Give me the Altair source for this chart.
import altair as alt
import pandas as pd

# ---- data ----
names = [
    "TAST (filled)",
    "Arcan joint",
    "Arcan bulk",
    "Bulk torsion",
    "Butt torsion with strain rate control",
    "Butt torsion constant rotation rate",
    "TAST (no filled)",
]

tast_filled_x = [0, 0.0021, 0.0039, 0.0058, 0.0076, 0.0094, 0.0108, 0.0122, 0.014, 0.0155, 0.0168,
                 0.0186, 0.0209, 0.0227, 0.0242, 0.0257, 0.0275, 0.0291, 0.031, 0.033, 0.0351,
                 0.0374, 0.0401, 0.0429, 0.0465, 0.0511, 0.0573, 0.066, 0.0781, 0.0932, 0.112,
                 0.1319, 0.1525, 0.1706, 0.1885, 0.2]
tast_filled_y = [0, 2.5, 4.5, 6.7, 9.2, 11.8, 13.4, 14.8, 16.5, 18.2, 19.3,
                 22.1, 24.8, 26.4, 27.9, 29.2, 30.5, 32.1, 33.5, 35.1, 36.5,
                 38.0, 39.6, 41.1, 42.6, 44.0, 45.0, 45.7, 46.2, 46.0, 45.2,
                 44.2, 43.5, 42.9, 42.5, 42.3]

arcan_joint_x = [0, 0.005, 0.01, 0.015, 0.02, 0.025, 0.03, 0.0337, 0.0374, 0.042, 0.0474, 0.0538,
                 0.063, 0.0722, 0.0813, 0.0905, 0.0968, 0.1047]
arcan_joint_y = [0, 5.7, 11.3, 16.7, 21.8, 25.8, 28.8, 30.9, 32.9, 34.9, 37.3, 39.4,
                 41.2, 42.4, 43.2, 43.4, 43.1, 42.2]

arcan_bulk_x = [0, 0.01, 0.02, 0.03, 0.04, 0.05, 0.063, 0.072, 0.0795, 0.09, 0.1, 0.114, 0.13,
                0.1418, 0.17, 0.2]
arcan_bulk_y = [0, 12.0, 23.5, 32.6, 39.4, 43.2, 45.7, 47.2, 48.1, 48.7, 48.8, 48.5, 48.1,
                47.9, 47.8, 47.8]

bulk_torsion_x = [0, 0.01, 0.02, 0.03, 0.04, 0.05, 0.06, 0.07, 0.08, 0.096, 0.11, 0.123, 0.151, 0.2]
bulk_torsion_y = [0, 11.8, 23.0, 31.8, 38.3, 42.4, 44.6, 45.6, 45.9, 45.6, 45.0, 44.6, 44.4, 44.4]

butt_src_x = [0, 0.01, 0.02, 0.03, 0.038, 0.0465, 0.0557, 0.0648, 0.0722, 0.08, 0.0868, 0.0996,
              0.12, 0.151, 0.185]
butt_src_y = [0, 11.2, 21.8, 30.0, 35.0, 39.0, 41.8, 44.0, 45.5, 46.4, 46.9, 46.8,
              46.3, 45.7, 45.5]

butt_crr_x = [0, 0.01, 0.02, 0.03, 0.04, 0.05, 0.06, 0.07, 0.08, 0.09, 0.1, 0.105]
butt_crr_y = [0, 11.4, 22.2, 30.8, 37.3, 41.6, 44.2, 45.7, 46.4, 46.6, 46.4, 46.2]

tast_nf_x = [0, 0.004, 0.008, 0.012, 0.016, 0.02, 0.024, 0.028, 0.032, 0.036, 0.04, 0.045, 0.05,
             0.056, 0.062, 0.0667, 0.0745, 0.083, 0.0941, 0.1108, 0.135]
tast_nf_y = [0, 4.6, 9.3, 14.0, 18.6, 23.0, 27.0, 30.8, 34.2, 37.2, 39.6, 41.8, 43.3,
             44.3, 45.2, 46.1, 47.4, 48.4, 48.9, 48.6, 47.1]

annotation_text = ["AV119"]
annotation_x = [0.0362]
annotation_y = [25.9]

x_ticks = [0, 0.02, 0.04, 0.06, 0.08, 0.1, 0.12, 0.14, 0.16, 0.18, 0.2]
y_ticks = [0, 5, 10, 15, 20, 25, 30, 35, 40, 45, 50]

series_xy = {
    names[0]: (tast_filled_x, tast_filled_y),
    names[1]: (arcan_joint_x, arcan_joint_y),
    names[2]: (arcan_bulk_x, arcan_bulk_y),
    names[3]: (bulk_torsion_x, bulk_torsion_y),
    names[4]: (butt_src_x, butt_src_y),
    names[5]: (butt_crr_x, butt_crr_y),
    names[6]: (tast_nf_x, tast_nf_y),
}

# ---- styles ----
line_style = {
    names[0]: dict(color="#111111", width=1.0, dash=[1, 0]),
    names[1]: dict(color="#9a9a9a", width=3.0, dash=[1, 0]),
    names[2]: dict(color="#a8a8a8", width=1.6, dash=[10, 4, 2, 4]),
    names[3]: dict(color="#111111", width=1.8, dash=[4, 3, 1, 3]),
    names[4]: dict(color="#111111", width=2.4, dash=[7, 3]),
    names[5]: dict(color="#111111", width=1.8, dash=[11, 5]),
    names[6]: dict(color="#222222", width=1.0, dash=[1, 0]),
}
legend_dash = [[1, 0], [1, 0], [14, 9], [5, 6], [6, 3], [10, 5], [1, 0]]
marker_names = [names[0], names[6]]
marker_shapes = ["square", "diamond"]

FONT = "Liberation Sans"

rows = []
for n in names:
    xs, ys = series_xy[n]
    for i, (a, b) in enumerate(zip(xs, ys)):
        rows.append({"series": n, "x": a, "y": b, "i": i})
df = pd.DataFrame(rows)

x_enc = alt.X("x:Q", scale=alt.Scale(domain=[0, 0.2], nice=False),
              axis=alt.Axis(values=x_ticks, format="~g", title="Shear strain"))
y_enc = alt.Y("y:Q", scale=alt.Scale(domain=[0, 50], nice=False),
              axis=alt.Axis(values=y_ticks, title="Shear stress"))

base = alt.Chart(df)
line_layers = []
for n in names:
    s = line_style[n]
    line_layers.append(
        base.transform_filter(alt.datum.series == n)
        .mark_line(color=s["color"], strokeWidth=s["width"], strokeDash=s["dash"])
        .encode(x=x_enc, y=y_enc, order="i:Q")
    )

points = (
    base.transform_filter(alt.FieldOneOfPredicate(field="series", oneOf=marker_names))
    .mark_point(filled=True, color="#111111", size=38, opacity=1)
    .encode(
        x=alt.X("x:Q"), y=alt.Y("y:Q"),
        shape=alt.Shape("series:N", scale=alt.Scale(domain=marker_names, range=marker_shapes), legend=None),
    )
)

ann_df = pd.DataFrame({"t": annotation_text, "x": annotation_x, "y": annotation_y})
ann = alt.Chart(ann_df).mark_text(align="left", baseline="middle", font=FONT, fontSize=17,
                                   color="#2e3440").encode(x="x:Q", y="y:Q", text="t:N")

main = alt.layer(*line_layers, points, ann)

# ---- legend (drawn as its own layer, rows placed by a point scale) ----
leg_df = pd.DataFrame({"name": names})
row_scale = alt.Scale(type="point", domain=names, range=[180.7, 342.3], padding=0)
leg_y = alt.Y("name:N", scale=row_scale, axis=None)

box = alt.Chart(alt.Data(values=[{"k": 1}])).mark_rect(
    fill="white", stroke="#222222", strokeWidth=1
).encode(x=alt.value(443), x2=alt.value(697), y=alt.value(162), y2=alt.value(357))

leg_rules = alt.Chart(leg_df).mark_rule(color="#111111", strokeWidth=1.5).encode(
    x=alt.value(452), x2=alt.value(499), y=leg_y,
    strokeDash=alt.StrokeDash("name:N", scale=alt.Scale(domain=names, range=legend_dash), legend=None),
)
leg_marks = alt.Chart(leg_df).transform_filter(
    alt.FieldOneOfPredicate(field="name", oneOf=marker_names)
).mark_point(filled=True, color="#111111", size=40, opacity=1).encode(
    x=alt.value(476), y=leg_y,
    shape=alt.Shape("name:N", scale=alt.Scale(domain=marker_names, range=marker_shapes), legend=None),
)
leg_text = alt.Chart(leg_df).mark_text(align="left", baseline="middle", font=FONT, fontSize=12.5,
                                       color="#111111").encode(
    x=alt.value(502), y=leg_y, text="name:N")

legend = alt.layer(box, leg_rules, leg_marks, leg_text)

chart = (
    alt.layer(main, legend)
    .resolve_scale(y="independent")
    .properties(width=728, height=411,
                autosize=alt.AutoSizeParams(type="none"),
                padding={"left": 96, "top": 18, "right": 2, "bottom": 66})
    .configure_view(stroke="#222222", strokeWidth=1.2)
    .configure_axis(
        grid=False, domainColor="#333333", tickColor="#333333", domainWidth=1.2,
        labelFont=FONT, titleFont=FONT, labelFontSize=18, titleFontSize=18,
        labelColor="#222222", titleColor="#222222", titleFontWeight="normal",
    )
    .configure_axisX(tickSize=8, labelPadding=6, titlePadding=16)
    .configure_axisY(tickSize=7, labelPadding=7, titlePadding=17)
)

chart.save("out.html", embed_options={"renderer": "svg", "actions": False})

* [Exercise objective]:
Set down the lines above as they stand, starting with the first line and ending with the line that contains "import pandas as pd".

* [Result of this task]:
Give me the Altair source for this chart.
import altair as alt
import pandas as pd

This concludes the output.